PROBLEM DETAILS -
In the records below, find the line containing "What Plotly code" and the line containing "import plotly.graph_objects as go". Give again exactly those lines and every line between them, omitting the pictures.

DATA FOR THIS TASK -
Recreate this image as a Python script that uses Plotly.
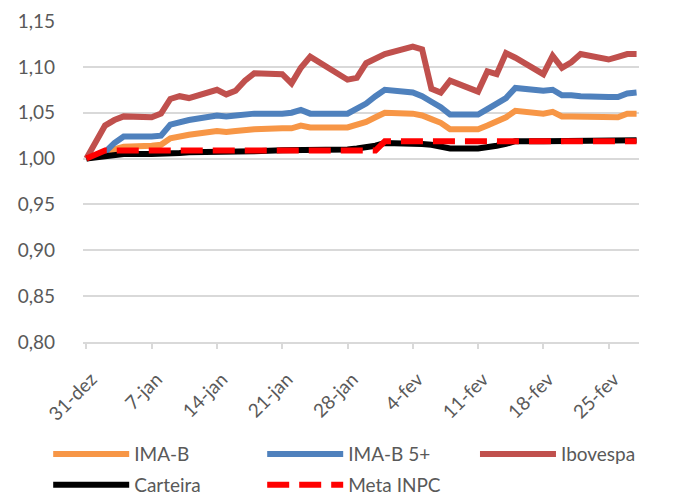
---
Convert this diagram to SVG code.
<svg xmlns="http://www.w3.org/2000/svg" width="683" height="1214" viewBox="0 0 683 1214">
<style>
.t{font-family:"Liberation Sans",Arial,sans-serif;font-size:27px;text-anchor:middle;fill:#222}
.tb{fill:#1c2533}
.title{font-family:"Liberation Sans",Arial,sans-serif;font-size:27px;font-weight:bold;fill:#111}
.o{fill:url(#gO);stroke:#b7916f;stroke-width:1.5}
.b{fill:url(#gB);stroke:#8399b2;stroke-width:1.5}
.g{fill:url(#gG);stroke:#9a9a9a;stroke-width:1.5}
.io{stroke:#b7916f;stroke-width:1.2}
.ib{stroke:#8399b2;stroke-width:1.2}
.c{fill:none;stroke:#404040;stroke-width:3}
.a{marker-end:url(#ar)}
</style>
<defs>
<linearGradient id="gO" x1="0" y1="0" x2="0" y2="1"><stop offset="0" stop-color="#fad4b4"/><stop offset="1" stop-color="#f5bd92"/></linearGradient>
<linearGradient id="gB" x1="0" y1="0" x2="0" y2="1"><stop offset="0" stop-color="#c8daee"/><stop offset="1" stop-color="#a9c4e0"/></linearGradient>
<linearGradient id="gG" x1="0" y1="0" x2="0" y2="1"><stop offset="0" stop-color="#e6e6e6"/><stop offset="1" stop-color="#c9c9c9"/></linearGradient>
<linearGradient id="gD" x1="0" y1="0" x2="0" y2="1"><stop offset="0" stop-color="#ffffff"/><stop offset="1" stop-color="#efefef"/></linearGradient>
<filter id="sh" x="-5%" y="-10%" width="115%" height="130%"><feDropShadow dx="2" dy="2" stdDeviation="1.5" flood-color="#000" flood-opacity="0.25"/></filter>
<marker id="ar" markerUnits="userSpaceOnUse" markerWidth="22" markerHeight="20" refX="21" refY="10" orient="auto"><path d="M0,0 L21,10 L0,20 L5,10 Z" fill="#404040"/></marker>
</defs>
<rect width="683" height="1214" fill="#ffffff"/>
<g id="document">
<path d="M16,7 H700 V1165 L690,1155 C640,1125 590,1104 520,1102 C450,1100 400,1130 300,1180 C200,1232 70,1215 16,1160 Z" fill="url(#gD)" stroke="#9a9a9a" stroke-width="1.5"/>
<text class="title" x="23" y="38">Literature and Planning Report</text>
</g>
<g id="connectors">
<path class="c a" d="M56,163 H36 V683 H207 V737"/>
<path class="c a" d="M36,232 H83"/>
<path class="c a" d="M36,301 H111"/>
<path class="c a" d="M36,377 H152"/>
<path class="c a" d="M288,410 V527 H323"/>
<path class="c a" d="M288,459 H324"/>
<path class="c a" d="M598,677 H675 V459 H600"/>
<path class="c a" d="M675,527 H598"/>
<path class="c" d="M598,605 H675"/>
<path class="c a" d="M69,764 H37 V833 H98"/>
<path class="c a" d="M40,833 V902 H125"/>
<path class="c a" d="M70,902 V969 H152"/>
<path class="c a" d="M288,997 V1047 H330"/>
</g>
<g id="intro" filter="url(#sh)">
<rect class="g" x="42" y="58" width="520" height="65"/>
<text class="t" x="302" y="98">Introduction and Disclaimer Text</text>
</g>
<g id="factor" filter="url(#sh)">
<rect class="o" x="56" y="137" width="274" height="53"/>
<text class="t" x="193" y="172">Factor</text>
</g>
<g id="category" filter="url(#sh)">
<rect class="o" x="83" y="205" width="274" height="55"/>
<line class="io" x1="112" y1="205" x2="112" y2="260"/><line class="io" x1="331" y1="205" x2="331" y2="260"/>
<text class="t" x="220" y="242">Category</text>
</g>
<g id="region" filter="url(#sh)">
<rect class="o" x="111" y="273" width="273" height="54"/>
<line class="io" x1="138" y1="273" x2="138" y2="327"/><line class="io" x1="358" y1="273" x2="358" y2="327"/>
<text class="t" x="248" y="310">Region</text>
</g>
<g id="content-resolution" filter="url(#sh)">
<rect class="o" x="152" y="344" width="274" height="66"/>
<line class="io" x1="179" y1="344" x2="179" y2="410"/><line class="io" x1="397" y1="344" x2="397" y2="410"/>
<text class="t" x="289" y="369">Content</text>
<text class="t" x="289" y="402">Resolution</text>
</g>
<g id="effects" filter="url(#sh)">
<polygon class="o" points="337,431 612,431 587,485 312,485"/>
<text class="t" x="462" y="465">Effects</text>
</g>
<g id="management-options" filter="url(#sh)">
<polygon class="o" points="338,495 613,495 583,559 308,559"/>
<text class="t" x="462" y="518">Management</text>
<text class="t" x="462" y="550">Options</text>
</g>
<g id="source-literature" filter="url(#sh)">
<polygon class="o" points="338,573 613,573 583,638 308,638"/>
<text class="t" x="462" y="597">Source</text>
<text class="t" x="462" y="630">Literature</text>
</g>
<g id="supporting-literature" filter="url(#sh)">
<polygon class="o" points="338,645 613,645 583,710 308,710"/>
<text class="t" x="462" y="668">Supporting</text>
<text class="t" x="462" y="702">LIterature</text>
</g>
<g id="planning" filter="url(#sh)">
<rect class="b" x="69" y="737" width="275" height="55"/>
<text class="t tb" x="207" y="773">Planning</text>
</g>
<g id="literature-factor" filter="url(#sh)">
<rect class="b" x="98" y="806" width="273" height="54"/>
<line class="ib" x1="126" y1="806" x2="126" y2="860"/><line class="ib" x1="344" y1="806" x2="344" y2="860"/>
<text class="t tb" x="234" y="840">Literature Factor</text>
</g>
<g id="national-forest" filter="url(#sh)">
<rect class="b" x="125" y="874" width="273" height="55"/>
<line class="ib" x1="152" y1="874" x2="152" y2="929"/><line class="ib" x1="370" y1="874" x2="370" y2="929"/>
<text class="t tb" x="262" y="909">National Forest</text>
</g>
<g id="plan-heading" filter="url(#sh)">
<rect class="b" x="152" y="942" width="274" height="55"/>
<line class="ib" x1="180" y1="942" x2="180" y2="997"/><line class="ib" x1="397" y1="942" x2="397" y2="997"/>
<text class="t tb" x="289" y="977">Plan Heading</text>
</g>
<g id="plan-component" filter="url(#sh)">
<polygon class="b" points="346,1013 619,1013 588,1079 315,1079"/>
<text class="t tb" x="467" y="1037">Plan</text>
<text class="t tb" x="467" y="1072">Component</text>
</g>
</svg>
* * *
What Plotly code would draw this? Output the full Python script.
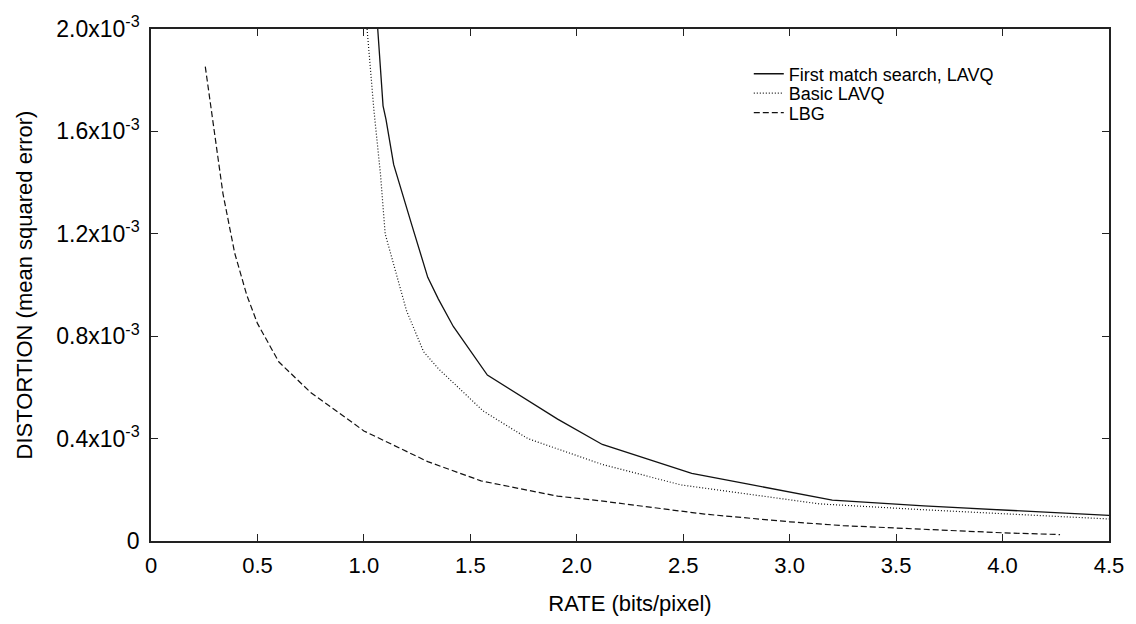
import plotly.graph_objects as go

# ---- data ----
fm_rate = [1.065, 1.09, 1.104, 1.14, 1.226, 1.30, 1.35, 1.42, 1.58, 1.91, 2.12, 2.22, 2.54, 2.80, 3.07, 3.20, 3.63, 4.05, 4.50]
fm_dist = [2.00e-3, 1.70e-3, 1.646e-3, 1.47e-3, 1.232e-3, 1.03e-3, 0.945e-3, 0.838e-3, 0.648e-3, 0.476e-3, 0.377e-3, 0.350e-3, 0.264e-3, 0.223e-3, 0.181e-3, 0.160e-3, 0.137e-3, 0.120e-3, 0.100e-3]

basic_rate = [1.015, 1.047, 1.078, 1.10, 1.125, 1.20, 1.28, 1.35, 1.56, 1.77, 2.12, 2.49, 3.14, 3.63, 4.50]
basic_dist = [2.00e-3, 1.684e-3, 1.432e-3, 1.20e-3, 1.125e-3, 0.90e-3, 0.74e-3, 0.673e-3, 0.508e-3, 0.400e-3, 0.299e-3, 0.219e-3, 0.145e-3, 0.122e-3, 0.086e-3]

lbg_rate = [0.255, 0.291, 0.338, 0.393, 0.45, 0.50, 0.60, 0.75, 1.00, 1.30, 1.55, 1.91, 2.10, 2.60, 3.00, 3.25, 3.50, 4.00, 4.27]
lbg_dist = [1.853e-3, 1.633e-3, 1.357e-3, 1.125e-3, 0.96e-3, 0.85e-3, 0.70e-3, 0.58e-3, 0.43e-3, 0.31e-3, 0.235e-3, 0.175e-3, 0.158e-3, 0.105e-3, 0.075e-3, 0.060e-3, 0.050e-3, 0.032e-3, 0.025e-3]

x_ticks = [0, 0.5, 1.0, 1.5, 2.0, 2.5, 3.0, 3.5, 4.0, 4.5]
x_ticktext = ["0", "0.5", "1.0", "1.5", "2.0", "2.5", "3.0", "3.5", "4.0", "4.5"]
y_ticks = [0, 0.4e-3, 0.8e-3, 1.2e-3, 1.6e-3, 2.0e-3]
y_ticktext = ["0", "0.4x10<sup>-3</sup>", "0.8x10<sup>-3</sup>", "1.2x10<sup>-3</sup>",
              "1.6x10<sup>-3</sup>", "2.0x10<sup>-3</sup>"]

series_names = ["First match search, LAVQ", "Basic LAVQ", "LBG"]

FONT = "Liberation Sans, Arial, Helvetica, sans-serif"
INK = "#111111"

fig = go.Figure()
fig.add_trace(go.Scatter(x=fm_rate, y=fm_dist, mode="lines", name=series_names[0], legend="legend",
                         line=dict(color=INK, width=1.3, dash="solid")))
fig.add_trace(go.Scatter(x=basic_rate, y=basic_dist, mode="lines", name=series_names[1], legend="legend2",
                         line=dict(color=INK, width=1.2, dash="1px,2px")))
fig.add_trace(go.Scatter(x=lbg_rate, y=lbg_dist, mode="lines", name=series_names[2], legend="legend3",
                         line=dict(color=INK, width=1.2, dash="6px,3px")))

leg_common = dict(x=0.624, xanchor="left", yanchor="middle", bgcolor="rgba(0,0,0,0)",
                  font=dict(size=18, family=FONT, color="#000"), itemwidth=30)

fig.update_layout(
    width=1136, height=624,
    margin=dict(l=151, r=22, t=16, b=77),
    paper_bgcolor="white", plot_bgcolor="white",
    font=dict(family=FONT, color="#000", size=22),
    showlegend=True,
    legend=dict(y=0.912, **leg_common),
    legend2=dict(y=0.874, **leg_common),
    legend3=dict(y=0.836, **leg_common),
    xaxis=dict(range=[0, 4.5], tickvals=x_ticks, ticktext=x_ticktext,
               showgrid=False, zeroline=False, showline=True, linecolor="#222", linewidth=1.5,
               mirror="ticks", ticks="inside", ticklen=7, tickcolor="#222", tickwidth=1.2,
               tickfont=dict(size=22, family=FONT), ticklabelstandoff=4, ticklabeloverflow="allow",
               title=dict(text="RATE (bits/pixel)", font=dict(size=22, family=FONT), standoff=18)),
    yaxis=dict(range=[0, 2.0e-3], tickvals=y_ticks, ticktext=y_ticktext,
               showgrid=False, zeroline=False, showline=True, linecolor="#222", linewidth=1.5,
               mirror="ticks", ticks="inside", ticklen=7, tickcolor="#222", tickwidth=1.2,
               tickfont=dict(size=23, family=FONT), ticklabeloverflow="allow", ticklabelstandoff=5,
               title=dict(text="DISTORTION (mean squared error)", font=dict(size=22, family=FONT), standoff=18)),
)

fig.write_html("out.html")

RESPONSE TO THIS TASK -
What Plotly code would draw this? Output the full Python script.
import plotly.graph_objects as go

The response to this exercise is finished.